If your church isn’t yet using church software to check in children at church, it’s a wonderful option to put in place to ensure the safety of children—both to protect them and to protect your church. Nearly all of the church management software systems offer check in, and there are many options to consider. As you move through the process of deciding on a system, you’ll want to consider the speed of check in, self-check in vs. volunteer manned check in. Cost is also a factor.

Below are six of the most common children’s check-in security options to quickly secure children at your church:

1) Biometric (Fingerprint or Finger Vein) Scan – The fingerprint scan is a great way to quickly identify the family when they first arrive to check-in their children. Many of the churches that use our software have chosen the fingerprint scan because they don’t want the parents to have to remember one more thing when getting ready for church. As one of our Roll Call users said, “I’ve got four kids hanging on my leg, two diaper bags, I can’t find my keys… but I’ve got my finger handy.”

The fingerprint scan is approximately 95% accurate. Some fingers it just won’t read properly, so that is a consideration. The finger vein scanners are more accurate, but much pricier. We’ve also had some churches tell us that their congregation was very uncomfortable with the idea of scanning fingerprints.

2) Key Tag Scan – Creating a custom key tag for your church members is great way to check students in. The bar code on the back of the tag will need to be assigned to the family. Then when you scan that bar code it will immediately identify the family that there to check in. We’ve found this is the fastest and most accurate method for checking in. Typically mom or dad will have their keys handy when they arrive so it’s quite fast.

3) Bar Code Badge – Another option available from By the Book is the bar code badge. These badges are credit card size tags that can be printed directly from the software. They include the family picture as well as the bar code. The card is scanned and the family is immediately identified for check in. The card can also be used to release the child on check out, since there is a family picture.

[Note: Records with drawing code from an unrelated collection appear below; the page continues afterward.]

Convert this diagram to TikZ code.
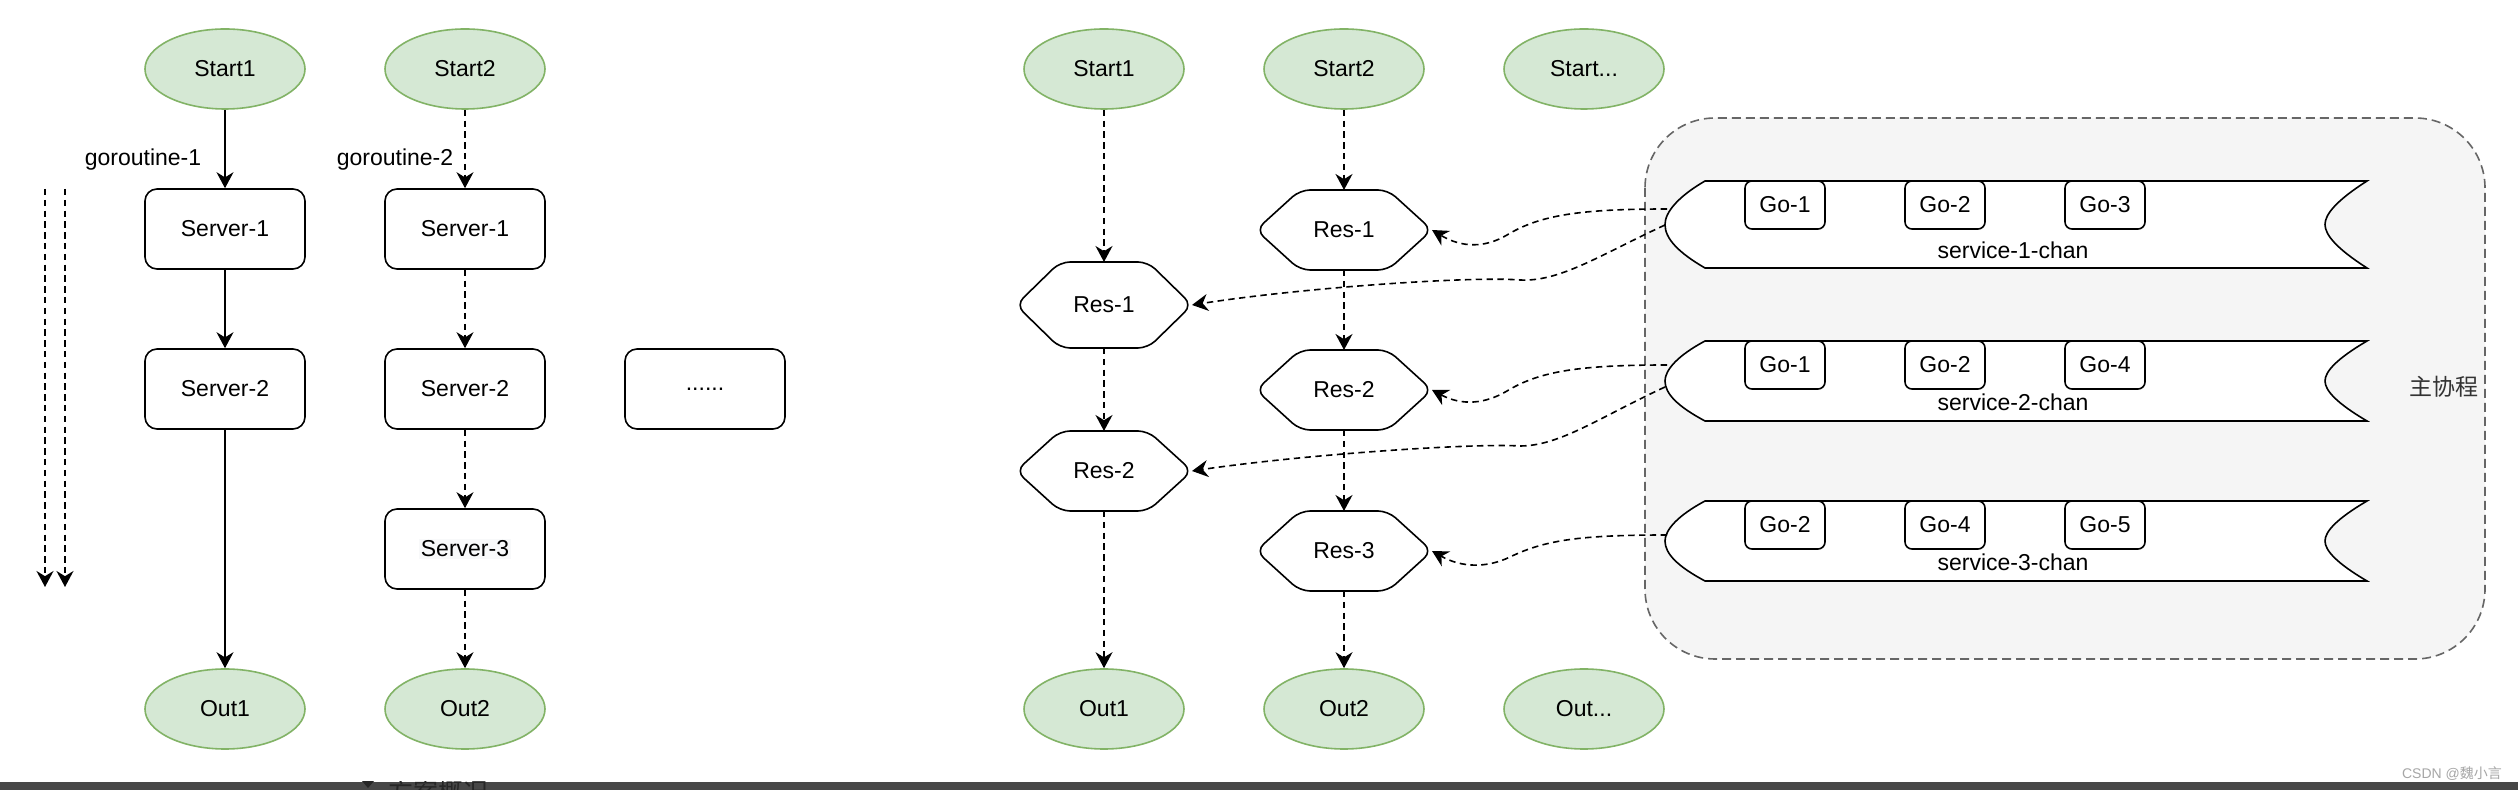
\documentclass[tikz,border=0pt]{standalone}
\usepackage{fontspec}
\setmainfont{Liberation Sans}
\newfontfamily\cjk{Noto Sans CJK SC}
\usetikzlibrary{arrows.meta,calc,shapes.geometric}
\definecolor{gfill}{HTML}{D5E8D4}
\definecolor{gdraw}{HTML}{82B366}
\definecolor{cfill}{HTML}{F5F5F5}
\definecolor{cdraw}{HTML}{666666}
\definecolor{barc}{HTML}{474747}
\definecolor{txtgray}{HTML}{333333}
\definecolor{hlbg}{HTML}{F8F9FA}
\newcommand{\hexnode}[6]{%
  \draw[hexs] ({#2-#4/2},#3) -- ({#2-#4/2+44},{#3-#5/2}) -- ({#2+#4/2-44},{#3-#5/2}) -- ({#2+#4/2},#3) -- ({#2+#4/2-44},{#3+#5/2}) -- ({#2-#4/2+44},{#3+#5/2}) -- cycle;
  \node[hexn, minimum width={#4*0.5pt}, minimum height={#5*0.5pt}] (#1) at (#2,#3) {#6};}
\newcommand{\chanshape}[2]{%
  \draw[line width=0.8pt, fill=white] (1705,#1) -- (2367,#1)
    .. controls (2337,{#1+0.22*(#2-#1)}) and (2325,{#1+0.38*(#2-#1)}) .. (2325,{(#1+#2)/2})
    .. controls (2325,{#1+0.62*(#2-#1)}) and (2337,{#1+0.78*(#2-#1)}) .. (2367,#2)
    -- (1705,#2)
    .. controls (1678,{#1+0.82*(#2-#1)}) and (1665,{#1+0.66*(#2-#1)}) .. (1665,{(#1+#2)/2})
    .. controls (1665,{#1+0.36*(#2-#1)}) and (1678,{#1+0.18*(#2-#1)}) .. (1705,#1) -- cycle;}
\begin{document}
\begin{tikzpicture}[x=0.5pt,y=-0.5pt,
  every node/.style={font=\fontsize{11.5}{13.8}\selectfont},
  term/.style={ellipse, draw=gdraw, fill=gfill, line width=0.8pt, minimum width=80pt, minimum height=40pt, inner sep=0pt},
  box/.style={rectangle, rounded corners=6pt, draw=black, line width=0.8pt, minimum width=80pt, minimum height=40pt, inner sep=0pt, fill=white},
  gobox/.style={rectangle, rounded corners=3.5pt, draw=black, line width=0.8pt, minimum width=40pt, minimum height=24pt, inner sep=0pt, fill=white},
  hexn/.style={rectangle, inner sep=0pt, outer sep=0pt},
  hexs/.style={draw=black, line width=0.8pt, fill=white, rounded corners=5pt},
  arr/.style={-{Stealth[length=8pt,width=8.5pt,inset=2.6pt]}, line width=0.8pt},
  dsh/.style={dash pattern=on 3.2pt off 2.2pt},
  lbl/.style={inner sep=0pt},
]
\useasboundingbox (0,0) rectangle (2518,790);
\fill[white] (0,0) rectangle (2518,790);

% ---------- left part ----------
\node[term] (s1L) at (225,69) {Start1};
\node[term] (s2L) at (465,69) {Start2};
\node[box] (sv1L) at (225,229) {Server-1};
\node[box] (sv2L) at (225,389) {Server-2};
\node[box] (sv1R) at (465,229) {Server-1};
\node[box] (sv2R) at (465,389) {Server-2};
\node[box] (sv3R) at (465,549) {};
\node[fill=hlbg, inner sep=1pt] (sv3Rt) at (sv3R) {Server-3};
\node[box] (dots) at (705,389) {......};
\node[term] (o1L) at (225,709) {Out1};
\node[term] (o2L) at (465,709) {Out2};
\node[lbl] (g1) at (143,160) {goroutine-1};
\node[lbl] (g2) at (395,160) {goroutine-2};

\draw[arr] (s1L) -- (sv1L);
\draw[arr] (sv1L) -- (sv2L);
\draw[arr] (sv2L) -- (o1L);
\draw[arr,dsh] (s2L) -- (sv1R);
\draw[arr,dsh] (sv1R) -- (sv2R);
\draw[arr,dsh] (sv2R) -- (sv3R);
\draw[arr,dsh] (sv3R) -- (o2L);

\coordinate (la1) at (45,189);
\coordinate (la2) at (45,587);
\coordinate (lb1) at (65,189);
\coordinate (lb2) at (65,587);
\draw[arr,dsh] (la1) -- (la2);
\draw[arr,dsh] (lb1) -- (lb2);

% ---------- right part ----------
\draw[cdraw, fill=cfill, line width=0.8pt, dash pattern=on 4.5pt off 2.5pt, rounded corners=35pt] (1645,118) rectangle (2485,659);

\chanshape{181}{268}
\chanshape{341}{421}
\chanshape{501}{581}

\node[gobox] (g11) at (1785,205) {Go-1};
\node[gobox] (g12) at (1945,205) {Go-2};
\node[gobox] (g13) at (2105,205) {Go-3};
\node[gobox] (g21) at (1785,365) {Go-1};
\node[gobox] (g22) at (1945,365) {Go-2};
\node[gobox] (g23) at (2105,365) {Go-4};
\node[gobox] (g31) at (1785,525) {Go-2};
\node[gobox] (g32) at (1945,525) {Go-4};
\node[gobox] (g33) at (2105,525) {Go-5};
\node[lbl] (ch1) at (2013,250) {service-1-chan};
\node[lbl] (ch2) at (2013,402) {service-2-chan};
\node[lbl] (ch3) at (2013,562) {service-3-chan};
\node[lbl, text=txtgray] (main) at (2444,387) {\cjk 主协程};

\node[term] (s1R) at (1104,69) {Start1};
\node[term] (s2R) at (1344,69) {Start2};
\node[term] (s3R) at (1584,69) {Start...};
\node[term] (o1R) at (1104,709) {Out1};
\node[term] (o2R) at (1344,709) {Out2};
\node[term] (o3R) at (1584,709) {Out...};

\hexnode{r1a}{1104}{305}{176}{86}{Res-1}
\hexnode{r2a}{1104}{471}{176}{80}{Res-2}
\hexnode{r1b}{1344}{230}{176}{80}{Res-1}
\hexnode{r2b}{1344}{390}{176}{80}{Res-2}
\hexnode{r3b}{1344}{551}{176}{80}{Res-3}

\draw[arr,dsh] (s1R) -- (r1a);
\draw[arr,dsh] (r1a) -- (r2a);
\draw[arr,dsh] (r2a) -- (o1R);
\draw[arr,dsh] (s2R) -- (r1b);
\draw[arr,dsh] (r1b) -- (r2b);
\draw[arr,dsh] (r2b) -- (r3b);
\draw[arr,dsh] (r3b) -- (o2R);

\coordinate (c1u) at (1667,209);
\coordinate (c1l) at (1665,225);
\coordinate (c2u) at (1667,365);
\coordinate (c2l) at (1665,387);
\coordinate (c3u) at (1667,535);
\draw[arr,dsh] (c1u) .. controls (1580,209) and (1540,215) .. (1507,235) .. controls (1485,248) and (1462,248) .. (r1b.east);
\draw[arr,dsh] (c2u) .. controls (1580,365) and (1540,371) .. (1507,391) .. controls (1485,404) and (1462,406) .. (r2b.east);
\draw[arr,dsh] (c3u) .. controls (1580,535) and (1545,540) .. (1510,557) .. controls (1487,568) and (1462,568) .. (r3b.east);
\draw[arr,dsh] (c1l) .. controls (1600,255) and (1560,282) .. (1520,280) .. controls (1470,276) and (1300,288) .. (r1a.east);
\draw[arr,dsh] (c2l) .. controls (1600,417) and (1560,446) .. (1520,446) .. controls (1470,443) and (1300,455) .. (r2a.east);

% ---------- page bottom ----------
\node[lbl, text=gray!70, font=\fontsize{7}{8}\selectfont] (wm) at (2452,774) {CSDN @{\cjk 魏小言}};
\fill[barc] (0,782) rectangle (2518,790);
\begin{scope}
\clip (0,782) rectangle (2518,790);
\fill[black!85] (362,781) -- (374,781) -- (368,788) -- cycle;
\node[lbl, anchor=north, text=black!85, font=\fontsize{12.5}{14}\selectfont] (bt) at (438,780) {\cjk 方案概况};
\end{scope}
\end{tikzpicture}
\end{document}
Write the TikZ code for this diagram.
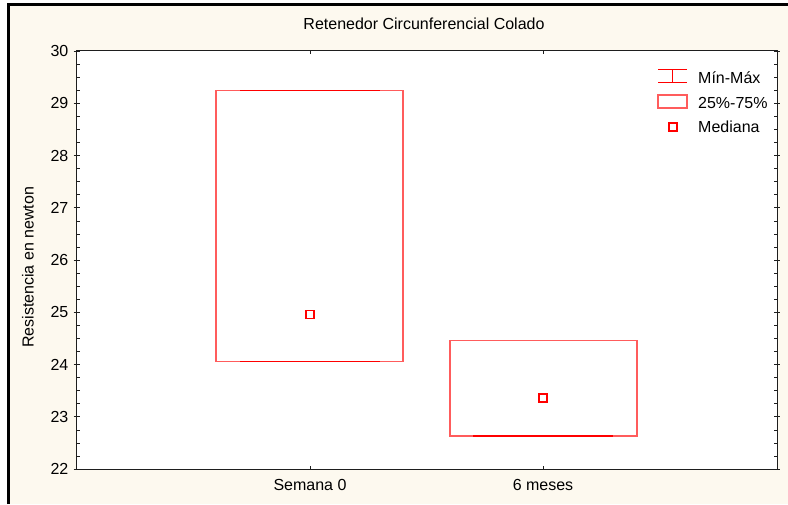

The down side of this badge is that families can forget them at home or will have to dig through a wallet or purse to find them. This can slow your lines down.

4) Touchscreen – Using a touchscreen monitor to allow for self check-in works quite well. Most folks are used to using touch screens from ATM’s to checking in at the airport, so your congregants should be able to easily check themselves in using this method.

5) Search by Name or Phone Number – The least expensive method for checking in children is to search for the family based on the last name or on the last four digits of the phone number. This method is not as quick as a bar code scan or fingerprint scan because there is one additional step: You’ll do the search and then pick the family that is present, whereas the scan immediately identifies the family.

6) iPad or Smartphone – By the Book will be releasing its Mobile Check-in app in July. This would allow your church to have volunteers with iPad’s or Smartphones in different locations throughout your church doing the check in. Then the name tags and parent tags can be printed in a central location. This works really well for bus ministries. The bus driver can have an iPad with 3G, check the kids in when they hop on the bus, then the name tags are ready for them when they arrive at church.

These are six of the most common ways to check in children at church – we hope that one of the methods works for your church to ensure the safety and security of your visitors.

[Editor’s Note: By The Book is one of ChurchTechToday’s valued sponsors. Elexio, Church Community Builder, and Icon Systems are also sponsors and offer check-in through their church management software systems as well. We encourage churches to review multiple church software options to select the best solution for their church.]